Department Chair or Program Director

Finlayson, Ian

Degree Name

Bachelor of Science

Major or Concentration

Computer Science

Department or Program

Computer Science


As machine learning becomes more influential in everyday life, we must begin addressing potential shortcomings. A current problem area is word embeddings, frameworks that transform words into numbers, allowing the algorithmic analysis of language. Without a method for filtering implicit human bias from the documents used to create these embeddings, they contain and propagate stereotypes. Previous work has shown that one commonly used and distributed word embedding model trained on articles from Google News contained prejudice between gender and occupation (Bolukbasi 2016). While unsurprising, the use of biased data in machine learning models only serves to amplify the problem. Although attempts have been made to remove or reduce these biases, a true solution has yet to be found. Hiring models, tools trained to identify well-fitting job candidates, show the impact of gender stereotypes on occupations. Companies like Amazon have abandoned these systems due to flawed decision-making, even after years of development.

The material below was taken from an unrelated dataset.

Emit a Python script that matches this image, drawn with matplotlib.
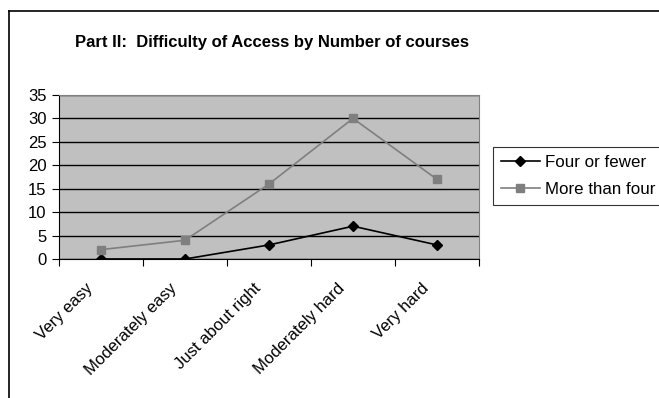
import matplotlib.pyplot as plt
from matplotlib.lines import Line2D
from matplotlib.transforms import ScaledTranslation

# data
categories = ['Very easy', 'Moderately easy', 'Just about right', 'Moderately hard', 'Very hard']
four_or_fewer = [0, 0, 3, 7, 3]
more_than_four = [2, 4, 16, 30, 17]

plt.rcParams['font.family'] = ['Liberation Sans', 'DejaVu Sans']

fig = plt.figure(figsize=(6.59, 3.98), dpi=100)
W, H = 659, 398

# outer chart frame (cut off at right and bottom)
fig.add_artist(Line2D([8.5 / W, 8.5 / W], [0, 1 - 10.5 / H], transform=fig.transFigure, color='black', lw=1.2))
fig.add_artist(Line2D([8.5 / W, 1], [1 - 10.5 / H, 1 - 10.5 / H], transform=fig.transFigure, color='black', lw=1.2))

ax = fig.add_axes([59 / W, 1 - 259 / H, 420 / W, 164 / H])
ax.set_facecolor('#c0c0c0')

x = range(len(categories))
ax.plot(x, four_or_fewer, color='black', marker='D', markersize=5, lw=1.2, label='Four or fewer')
ax.plot(x, more_than_four, color='#7f7f7f', marker='s', markersize=6, lw=1.2, label='More than four')

ax.set_xlim(-0.5, len(categories) - 0.5)
ax.set_ylim(0, 35)
ax.set_yticks(range(0, 36, 5))
ax.yaxis.grid(True, color='black', lw=1)
ax.set_axisbelow(True)

# ticks sit between categories, labels drawn as rotated text below each category
ax.set_xticks([i - 0.5 for i in range(len(categories) + 1)])
ax.set_xticklabels([])
ax.tick_params(axis='x', direction='out', length=5, color='black')
ax.tick_params(axis='y', direction='out', length=5, labelsize=12, pad=4)

shift = ScaledTranslation(-16 / 100, -22 / 100, fig.dpi_scale_trans)
for i, name in enumerate(categories):
    ax.text(i, 0, name, transform=ax.get_xaxis_transform() + shift, rotation=45,
            ha='right', va='top', rotation_mode='anchor', fontsize=12)

for side in ['top', 'right']:
    ax.spines[side].set_color('#808080')
ax.spines['left'].set_color('black')
ax.spines['bottom'].set_color('black')

fig.text(272 / W, 1 - 42 / H, 'Part II:  Difficulty of Access by Number of courses',
         ha='center', va='center', fontsize=12, fontweight='bold')

leg = ax.legend(loc='upper left', bbox_to_anchor=(493 / W, 1 - 147 / H), bbox_transform=fig.transFigure,
                frameon=True, fancybox=False, edgecolor='black', fontsize=12.2, handlelength=2.3,
                borderpad=0.45, labelspacing=0.75, handletextpad=0.3, borderaxespad=0)
leg.get_frame().set_linewidth(0.8)

fig.savefig('out.png', dpi=100)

I investigated whether the technique of word embedding adjustments from Bolukbasi 2016 made a difference in the results of an emulated hiring model. After collecting and cleaning resumes and job postings, I created a model that predicted whether candidates were a good fit for a job based on a training set of resumes from those already hired. To assess differences, I built the same model with different word vectors, including the original and adjusted word2vec embedding. Results were expected to show some form of bias on classification. I conclude with potential improvements and additional work being done.